The notice which the purchaser’s solicitors sent to the solicitors acting for the vendors on 14 January 2015 has been set out. I do not accept that that is a notice which complies with cl 9.8 of the agreement. The obligation of the purchaser was to provide an unconditional notification of whether he confirmed the contract under the due diligence provision. The requirement for an unconditional notification arises from the need for contracts for the sale of property of this kind to be construed in a way which gives certainty to the other side. As was noted in the Court of Appeal
decision in Hawker v Vickers in another context:1
If the contract is fulfilled or waived, the parties then have the certainty of an unconditional contract. If not fulfilled or waived by the nominated date, each is free to end the contract by appropriate notice to the other.
[15] A notice of the kind which the purchaser purported to give in this case does not provide certainty. The letter which the solicitors for the purchasers sent to their counterparts, in effect, represented a statement that the purchaser would be able to confirm that the requirements of due diligence had been satisfied if the vendors agreed to an extension of the date for settlement of the contract. A contingent statement of that kind is not, in my view, what the contract required or called for.
[16] I will next make some comments about the general approach to interpretation of provisions such as cl 22. Those provisions make it clear that what was intended was that there should be some communication by the purchaser of his decision. The only reason why there had to be a communication to the vendors was so that they could have some certainty about whether they were still bound by the agreement or whether they were, alternatively, entitled to deal with the property free of the agreement for sale and purchase.
[17] Such an approach is consistent with the content of cl 9.8 which I have set out above in this judgment. Clauses 9.8(3),(4) and (5), in combination, have the effect of fixing a certain time for the purchaser to exercise such rights as he might have under cl 22 – that is, to advise the vendors whether or not he proposed to exercise his rights to cancel under the due diligence provision. Those provisions also have the
effect that the conditions are not fulfilled if the purchaser has failed to give such a
1 Hawker v Vickers [1991] 1 NZLR 399 (CA) at 408.
notice in the time limited for that purpose in the agreement. The purchaser therefore exposes himself to a right on the part of the vendors to cancel the agreement. Therefore, while he solely had the undoubted right to cancel the agreement on grounds related to what he discovered on carrying out due diligence, the process was not entirely a unilateral one. If he wished to proceed, he needed to give notice to the vendors and, if he failed to do so in the time required, the vendors had the right to cancel the agreement.
[18] The foregoing section pre-supposes that cl 9.8 has application in the circumstances of the present case. Mr Hickson argued that it did not. His argument focused closely on the introductory words at the beginning of cl 9.8, which stated that the provisions in the following clause applied “unless otherwise expressly provided”. Essentially, Mr Hickson contended the fact that it was provided in cl 22 that the agreement should be voidable at the option of the purchaser, essentially, meant that the purchaser alone had rights to cancel the agreement under cl 22 and that the attempt on the part of the defendant to cancel was not a step that was sanctioned by the clause. He further submitted that cl 9.8 did not apply.

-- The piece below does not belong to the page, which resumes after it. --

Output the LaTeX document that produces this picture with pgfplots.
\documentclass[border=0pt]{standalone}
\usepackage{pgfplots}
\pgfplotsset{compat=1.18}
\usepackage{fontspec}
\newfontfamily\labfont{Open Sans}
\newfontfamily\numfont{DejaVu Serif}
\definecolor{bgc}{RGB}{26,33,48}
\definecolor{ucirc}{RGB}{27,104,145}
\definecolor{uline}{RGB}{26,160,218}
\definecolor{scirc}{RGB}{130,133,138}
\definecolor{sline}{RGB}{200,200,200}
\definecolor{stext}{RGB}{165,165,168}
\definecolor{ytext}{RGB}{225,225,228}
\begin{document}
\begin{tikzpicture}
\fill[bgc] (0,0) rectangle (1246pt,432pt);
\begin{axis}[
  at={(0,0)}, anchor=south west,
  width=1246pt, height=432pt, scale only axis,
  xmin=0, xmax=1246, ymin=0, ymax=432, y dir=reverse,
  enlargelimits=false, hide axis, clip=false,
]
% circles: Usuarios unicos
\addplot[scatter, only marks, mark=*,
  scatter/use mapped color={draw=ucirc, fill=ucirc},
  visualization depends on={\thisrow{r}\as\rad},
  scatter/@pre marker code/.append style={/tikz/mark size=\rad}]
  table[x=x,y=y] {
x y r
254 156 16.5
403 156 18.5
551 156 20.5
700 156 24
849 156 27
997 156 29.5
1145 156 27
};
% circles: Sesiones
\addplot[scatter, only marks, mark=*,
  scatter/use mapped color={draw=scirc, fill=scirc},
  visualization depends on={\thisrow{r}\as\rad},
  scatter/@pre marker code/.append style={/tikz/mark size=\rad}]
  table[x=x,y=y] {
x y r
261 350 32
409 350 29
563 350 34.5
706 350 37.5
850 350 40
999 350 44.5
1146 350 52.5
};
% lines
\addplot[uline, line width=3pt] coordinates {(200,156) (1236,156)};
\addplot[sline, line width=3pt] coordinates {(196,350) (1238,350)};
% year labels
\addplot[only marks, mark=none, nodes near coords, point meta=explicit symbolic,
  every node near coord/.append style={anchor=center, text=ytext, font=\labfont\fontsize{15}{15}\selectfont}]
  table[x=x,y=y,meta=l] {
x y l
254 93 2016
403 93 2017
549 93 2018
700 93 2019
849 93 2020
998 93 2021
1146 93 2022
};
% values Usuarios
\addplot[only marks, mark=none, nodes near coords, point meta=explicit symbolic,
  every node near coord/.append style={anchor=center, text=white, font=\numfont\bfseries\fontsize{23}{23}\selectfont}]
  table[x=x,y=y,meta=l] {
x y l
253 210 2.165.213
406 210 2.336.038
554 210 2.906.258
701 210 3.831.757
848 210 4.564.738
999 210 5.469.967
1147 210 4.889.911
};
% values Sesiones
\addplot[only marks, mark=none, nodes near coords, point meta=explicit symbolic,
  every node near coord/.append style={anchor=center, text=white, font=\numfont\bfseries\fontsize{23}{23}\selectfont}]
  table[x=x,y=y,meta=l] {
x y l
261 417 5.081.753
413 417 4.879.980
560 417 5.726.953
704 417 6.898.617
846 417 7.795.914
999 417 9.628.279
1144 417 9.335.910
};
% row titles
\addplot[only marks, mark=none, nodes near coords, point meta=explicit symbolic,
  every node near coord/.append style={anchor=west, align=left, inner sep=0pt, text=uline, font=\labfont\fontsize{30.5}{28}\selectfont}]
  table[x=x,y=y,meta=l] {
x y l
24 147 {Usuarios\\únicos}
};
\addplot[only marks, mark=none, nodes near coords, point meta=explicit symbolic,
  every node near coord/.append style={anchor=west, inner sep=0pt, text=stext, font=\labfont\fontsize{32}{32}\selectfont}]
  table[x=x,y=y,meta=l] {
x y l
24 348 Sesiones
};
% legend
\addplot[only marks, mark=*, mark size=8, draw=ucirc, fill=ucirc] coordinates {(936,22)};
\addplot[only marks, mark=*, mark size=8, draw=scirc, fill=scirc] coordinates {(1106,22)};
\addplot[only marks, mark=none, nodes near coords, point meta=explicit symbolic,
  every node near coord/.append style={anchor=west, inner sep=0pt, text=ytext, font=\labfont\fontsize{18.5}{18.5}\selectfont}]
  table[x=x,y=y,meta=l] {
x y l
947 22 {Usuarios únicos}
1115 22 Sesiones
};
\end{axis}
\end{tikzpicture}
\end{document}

[19] Clause 9.8 states, in effect, that it is to apply to the conditions and the contract “unless otherwise expressly provided”. It was Mr Hickson’s submission that the fact that cl 22 provided that the agreement was voidable at the option of the purchaser because of the due diligence provisions contained in cl 22 ousted the provisions of cl 9.8.
[20] I consider that the reference to the “option of the purchaser” identifies that it is the purchaser who was intended to have the benefit of the due diligence provision contained in cl 22. I accept the submission which Mr O’Callaghan made for the vendors, to the effect that the words were included in the provision to make it clear that a party may waive a condition or provision in the contract which is solely for his or her own benefit and is severable. It was not, however, a matter for the sole option of the purchaser whether he should give notice of what his stance was on the issue of due process. That is to say, the reference to voidability being at the option of the purchaser did not excuse the purchaser from communicating his decision to the vendors, which is what cl 9.8(4) and cl 9.8(5) are concerned with. There is therefore
no conflict between the latter provisions and clause 22. It follows that it is not open to the purchaser to argue that provision for the matters dealt with by those two subclauses of cl 9.8 is something about which cl 22 “expressly provided”. Clause 22 did not make any provision at all for those matters, let alone an express provision.

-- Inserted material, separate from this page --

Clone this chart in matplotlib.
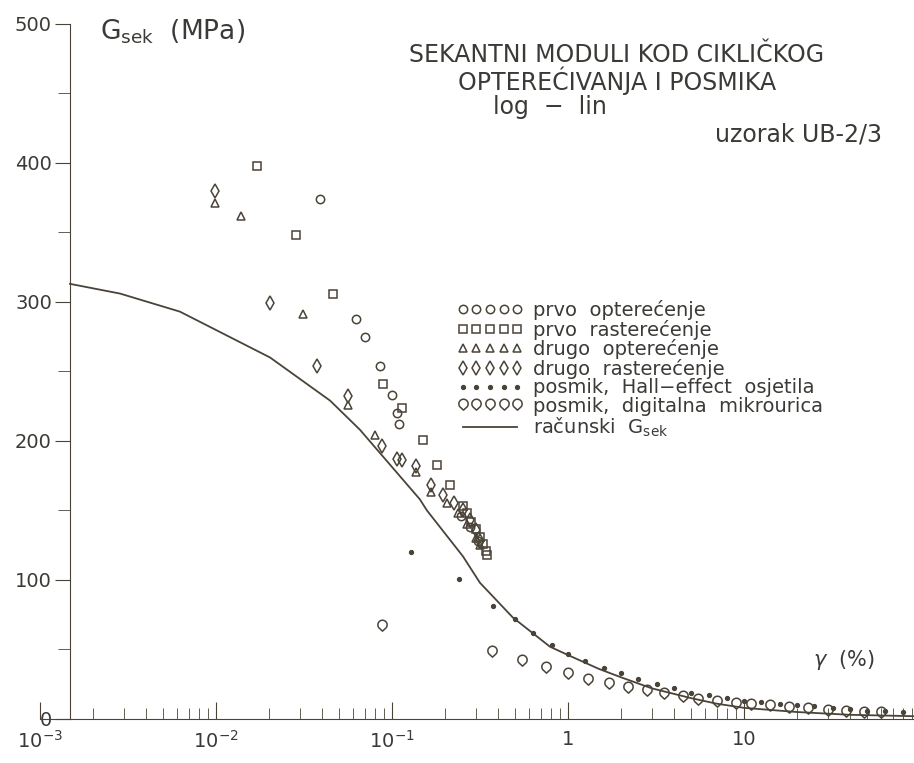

[21] That leads me to the conclusion that, once time became of the essence, by failing to give notice, the purchaser ran the risk that the vendors would take advantage of the position and cancel the agreement because the purchaser had not given notice that the provision was satisfied or that he waived reliance upon it. Before I express a final view on whether the vendors effectively cancelled the agreement, there is one remaining point to be dealt with.
[22] It was the submission made on behalf of the purchaser that if notice was required, and the purchaser accepted that the due diligence provision had been satisfied, then such notice had been impliedly given to the vendors by the purchaser in paying the deposit on the last day for notification of fulfilment. It was said that because there was no requirement to pay the deposit until the contract was unconditional, it therefore followed that by paying the deposit, the purchaser was implicitly acknowledging that the contract was unconditional.
[23] That contention is not accepted. The reason is that, as Mr O’Callaghan submitted, the actions of the purchaser amounted to paying the deposit to a stakeholder, in circumstances where the party paying (the purchaser) was still trying to negotiate amendments to the agreement. At the point where the payment was made, the purchaser’s actions, objectively considered, could well be viewed as the making of a payment of the deposit on the basis that he might well recover that sum if the contract never became unconditional. Therefore, there was no unequivocal representation by conduct on the part of the purchaser that he regarded the contract as being unconditional and that he accepted that due diligence had been satisfied.
[24] Further, the argument which is put forward concerning the deposit is inadmissible because the contract, and in particular cl 9.8(5), calls for the giving of explicit notice rather than entitling one party to the contract who has failed to give explicit notice to argue that the counterparty was informed of this position by
inferences to be drawn from the circumstances. The requirements of certainty, when the court is dealing with agreements for sale and purchase of land, excludes any possibility of such an approach being accepted. If the door was to be open to such an approach, uncertainty would mean that the party would not achieve clarity as to its position until the matter had been ruled on in proceedings such as those at present before the Court.
Conclusion/ Orders
[25] The applications which the purchaser has filed are both dismissed.
[26] The parties are to confer with a view to agreeing on the question of costs and, in the absence of such agreement, are to file and serve submissions on the question of costs which must not exceed five pages on each side within 10 working days of
the date of delivery of this judgment.